Step 4 of 5Gates and parting line
The gate is where metal first enters the cavity. Gate placement sets the direction of metal flow and therefore the orientation of the stress field on the cavity. Two rules cover most of it.
Do not gate into a corner. Metal entering at a sharp internal corner hits the corner at full velocity, transfers thermal energy directly into the radius root, and concentrates impact stress at the place least able to absorb it. Gate into a flat face or a generous radius and let metal flow toward the corners rather than into them.

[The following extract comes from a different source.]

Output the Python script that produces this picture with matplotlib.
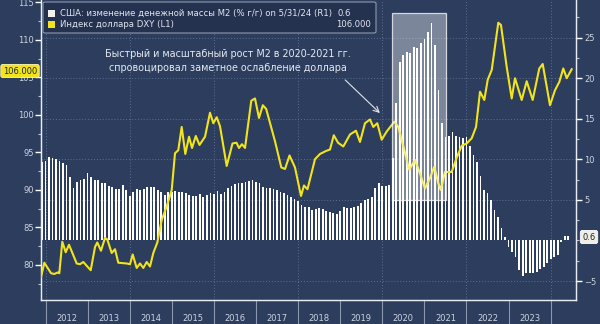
import numpy as np
import matplotlib
matplotlib.use("Agg")
import matplotlib.pyplot as plt
from matplotlib.patches import Rectangle, FancyBboxPatch

# M2 y/y growth, %, monthly, Nov 2011 .. May 2024 (right axis)
m2_yoy = [
    9.73, 9.86, 10.35, 10.15, 10.07, 9.86, 9.53, 9.32, 7.88, 6.52, 7.26, 7.47,
    7.55, 8.29, 7.80, 7.47, 7.47, 7.14, 7.06, 6.77, 6.65, 6.36, 6.36, 6.85,
    6.24, 5.54, 6.03, 6.36, 6.24, 6.36, 6.56, 6.56, 6.56, 6.24, 6.03, 5.62,
    5.95, 5.95, 6.15, 6.03, 5.95, 5.83, 5.62, 5.50, 5.50, 5.71,
    5.41, 5.62, 5.82, 5.70, 6.15, 5.70, 6.03, 6.44, 6.73, 6.93, 7.06, 7.14,
    7.26, 7.39, 7.47, 7.26, 7.06, 6.56, 6.44, 6.52, 6.31, 6.23, 6.03, 5.82,
    5.62, 5.41, 5.12, 4.92,
    4.38, 4.18, 4.10, 3.77, 3.85, 4.05, 3.85, 3.68, 3.56, 3.36, 3.27, 3.64,
    4.10, 3.97, 3.97, 4.10, 4.26, 4.67, 5.00, 5.12, 5.41, 6.44, 7.14, 6.73,
    6.73, 6.85,
    10.15, 16.9, 21.95, 22.9, 23.3, 23.1, 23.9, 23.7, 24.3, 24.8, 25.7, 26.8,
    24.1, 18.6, 14.5,
    12.8, 12.9, 13.4, 12.9, 12.8, 12.6, 12.7, 11.6, 10.55, 9.73, 7.96, 6.23,
    5.82, 5.0, 3.77, 2.86, 1.5, 0.4, -0.84, -1.38, -2.0, -3.64, -4.38, -4.05,
    -3.97, -3.97, -3.85, -3.56, -3.23, -2.82, -2.32, -2.0, -1.79, -0.15, 0.56, 0.56,
]
m2_t = 2011 + (11 + np.arange(len(m2_yoy))) / 12.0

# DXY index (left axis) as (year, value)
dxy_t = [
    2011.893, 2011.972, 2012.131, 2012.209, 2012.290, 2012.328, 2012.399, 2012.480,
    2012.558, 2012.741, 2012.819, 2012.898, 2012.993, 2013.074, 2013.176, 2013.230,
    2013.318, 2013.413, 2013.468, 2013.572, 2013.651, 2013.729, 2013.929, 2014.007,
    2014.071, 2014.166, 2014.245, 2014.323, 2014.404, 2014.482, 2014.561, 2014.656,
    2014.760, 2014.879, 2014.998, 2015.076, 2015.154, 2015.235, 2015.321, 2015.409,
    2015.480, 2015.570, 2015.658, 2015.789, 2015.907, 2015.986, 2016.067, 2016.145,
    2016.304, 2016.442, 2016.537, 2016.596, 2016.667, 2016.739, 2016.888, 2016.976,
    2017.071, 2017.162, 2017.242, 2017.451, 2017.601, 2017.689, 2017.796, 2017.926,
    2018.069, 2018.140, 2018.223, 2018.401, 2018.520, 2018.663, 2018.758, 2018.848,
    2018.948, 2019.074, 2019.233, 2019.375, 2019.470, 2019.589, 2019.708, 2019.786,
    2019.881, 2019.986, 2020.105, 2020.285, 2020.380, 2020.499, 2020.641, 2020.777,
    2020.895, 2021.014, 2021.133, 2021.235, 2021.330, 2021.387, 2021.489, 2021.648,
    2021.767, 2021.886, 2022.005, 2022.124, 2022.226, 2022.321, 2022.423, 2022.504,
    2022.599, 2022.755, 2022.819, 2022.955, 2023.074, 2023.152, 2023.311, 2023.430,
    2023.572, 2023.729, 2023.810, 2023.983, 2024.102, 2024.204, 2024.299, 2024.380,
    2024.499,
]
dxy_v = [
    78.4, 80.3, 78.9, 78.8, 79.0, 78.9, 83.1, 81.7,
    82.7, 80.2, 80.1, 80.4, 79.8, 79.3, 82.4, 83.0,
    81.9, 83.6, 83.4, 81.6, 82.1, 80.3, 80.2, 80.1,
    81.4, 79.6, 80.2, 79.6, 80.4, 79.8, 81.6, 83.0,
    86.0, 87.8, 90.0, 94.9, 95.3, 98.4, 94.8, 97.1,
    95.6, 97.2, 96.0, 97.1, 100.3, 98.9, 99.7, 98.5,
    93.2, 96.2, 96.3, 95.6, 96.1, 95.6, 101.9, 102.2,
    99.6, 101.3, 100.8, 96.5, 93.0, 92.8, 94.6, 93.0,
    89.2, 90.6, 90.1, 94.1, 94.8, 95.2, 95.4, 97.3,
    96.3, 95.8, 97.4, 97.9, 96.4, 98.9, 99.4, 98.4,
    98.9, 96.7, 97.8, 99.1, 98.4, 95.8, 92.7, 94.0,
    92.2, 90.2, 91.6, 93.1, 90.9, 90.0, 92.4, 92.4,
    94.3, 95.9, 96.2, 96.9, 98.4, 103.1, 102.0, 104.7,
    106.0, 112.3, 112.0, 106.4, 102.2, 104.9, 102.0, 104.5,
    102.0, 106.2, 106.8, 101.3, 103.3, 104.4, 106.2, 104.9,
    106.1,
]

years = list(range(2012, 2025))
year_labels = [str(y) for y in range(2012, 2024)]

BG = "#2d3d5e"
TXT = "#cdd4df"
YEL = "#f2e41c"

fig = plt.figure(figsize=(6, 3.24), dpi=100, facecolor=BG)
ax = fig.add_axes([41 / 600, 24 / 324, 535 / 600, 300 / 324])
ax2 = ax.twinx()
ax.set_zorder(2)
ax2.set_zorder(1)
ax.patch.set_visible(False)
ax2.patch.set_visible(False)

# right axis: bars
ax2.set_ylim(-7.34, 29.65)
ax2.set_yticks([-5, 5, 10, 15, 20, 25])
ax2.set_yticks(np.arange(-5, 30, 2.5), minor=True)
ax2.grid(True, axis="y", which="major", color="#5d6f90", ls=(0, (1, 2)), lw=0.7)
ax2.set_axisbelow(True)
for y in range(2012, 2025, 2):
    ax2.axvline(y, color="#5d6f90", ls=(0, (1, 2)), lw=0.7, zorder=0.5)
ax2.bar(m2_t, m2_yoy, width=0.042, color="white", zorder=2)

# left axis: DXY
ax.set_xlim(2011.893, 2024.601)
ax.set_ylim(75.33, 115.33)
ax.set_yticks(range(80, 116, 5))
ax.set_yticks(np.arange(77.5, 115, 2.5), minor=True)
ax.plot(dxy_t, dxy_v, color=YEL, lw=1.5, zorder=3)

# highlight box 2020-2021
ax.add_patch(Rectangle((2020.23, 5.0), 1.28, 23.1, transform=ax2.transData,
                       facecolor=(1, 1, 1, 0.38), edgecolor=(1, 1, 1, 0.75),
                       lw=0.9, zorder=4))

ax.annotate("", xy=(2019.99, 100.0), xytext=(2019.07, 104.93),
            arrowprops=dict(arrowstyle="->", color="#dfe4ec", lw=0.8), zorder=5)
fig.text(228 / 600, 1 - 61 / 324,
         "Быстрый и масштабный рост M2 в 2020-2021 гг.\nспровоцировал заметное ослабление доллара",
         ha="center", va="center", fontsize=6.9, color="#e6eaf0", linespacing=1.5)

# x axis: year separators + centred labels
ax.set_xticks(years)
ax.set_xticklabels([])
ax.set_xticks([y + 0.5 for y in range(2012, 2024)], minor=True)
ax.set_xticklabels(year_labels, minor=True)
ax.tick_params(axis="x", which="major", length=17, width=0.8, color="#8a97ad", direction="out")
ax.tick_params(axis="x", which="minor", length=0, labelsize=6, labelcolor=TXT, pad=10)

ax.tick_params(axis="y", which="major", length=4, width=1, color="white",
               labelsize=6, labelcolor=TXT, pad=1)
ax.tick_params(axis="y", which="minor", length=2, width=0.8, color="#b8c2d2")
ax2.tick_params(axis="y", which="major", length=4, width=1, color="white",
                labelsize=6, labelcolor=TXT, pad=2)
ax2.tick_params(axis="y", which="minor", length=2, width=0.8, color="#b8c2d2")

for a in (ax, ax2):
    a.spines["top"].set_visible(False)
    for s in ("left", "right", "bottom"):
        a.spines[s].set_color("#e8ecf2")
        a.spines[s].set_linewidth(0.9)

# legend
def fx(x):
    return x / 600

def fy(y):
    return 1 - y / 324

fig.add_artist(FancyBboxPatch((fx(43), fy(33)), fx(333), 31 / 324, transform=fig.transFigure,
                              boxstyle="round,pad=0,rounding_size=0.004",
                              facecolor="#243250", edgecolor="#8e99ad", lw=0.8, zorder=6))
fig.add_artist(Rectangle((fx(48), fy(17)), fx(7), 7 / 324, transform=fig.transFigure,
                         facecolor="#f4f1ec", edgecolor="none", zorder=7))
fig.add_artist(Rectangle((fx(48), fy(28)), fx(7), 7 / 324, transform=fig.transFigure,
                         facecolor=YEL, edgecolor="none", zorder=7))
fig.text(fx(60), fy(13.5), "США: изменение денежной массы M2 (% г/г) on 5/31/24 (R1)",
         ha="left", va="center", fontsize=6.1, color="#e2e6ee", zorder=8)
fig.text(fx(60), fy(24.5), "Индекс доллара DXY (L1)",
         ha="left", va="center", fontsize=6.1, color="#e2e6ee", zorder=8)
fig.text(fx(338), fy(13.5), "0.6", ha="left", va="center", fontsize=6.1, color="#e2e6ee", zorder=8)
fig.text(fx(371), fy(24.5), "106.000", ha="right", va="center", fontsize=6.1, color="#e2e6ee", zorder=8)

# last value tags
fig.text(fx(20), fy(71), "106.000", ha="center", va="center", fontsize=6, color="#1c2230",
         bbox=dict(boxstyle="round,pad=0.25", facecolor=YEL, edgecolor="#fff8b0", lw=0.6), zorder=8)
fig.text(fx(589), fy(237), "0.6", ha="center", va="center", fontsize=6, color="#1c2230",
         bbox=dict(boxstyle="round,pad=0.25", facecolor="#f1eee6", edgecolor="white", lw=0.6), zorder=8)

fig.savefig("out.png", dpi=100, facecolor=BG)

Orient the parting line so high-stress features sit on the die that supports them best. A boss or rib that sticks up from a flat parting plane should be on the upper die, where the impact load is compressive on the rib, not on the lower die where the load is tensile across the rib base. On an upset die where the part is a thick disc, the parting line runs across the disc face and gating is radial. On a hot-trim die the "gate" is the direction the flash sheds during the trim stroke, and the trim should be oriented so flash sheds away from the cavity. A trim die that pulls flash back across the cavity wall on the return stroke abrades the surface and chews up nitride case on every hit.
Quick check
A press-die layout puts a 30 mm tall central rib on the lower die with the parting line at the rib base. The gate enters from the side, pointed directly at the rib's bottom radius. The die has been failing at 8,000 cycles by a transverse crack at the base of the rib on the lower die. What two layout decisions are wrong, and what does rev B look like?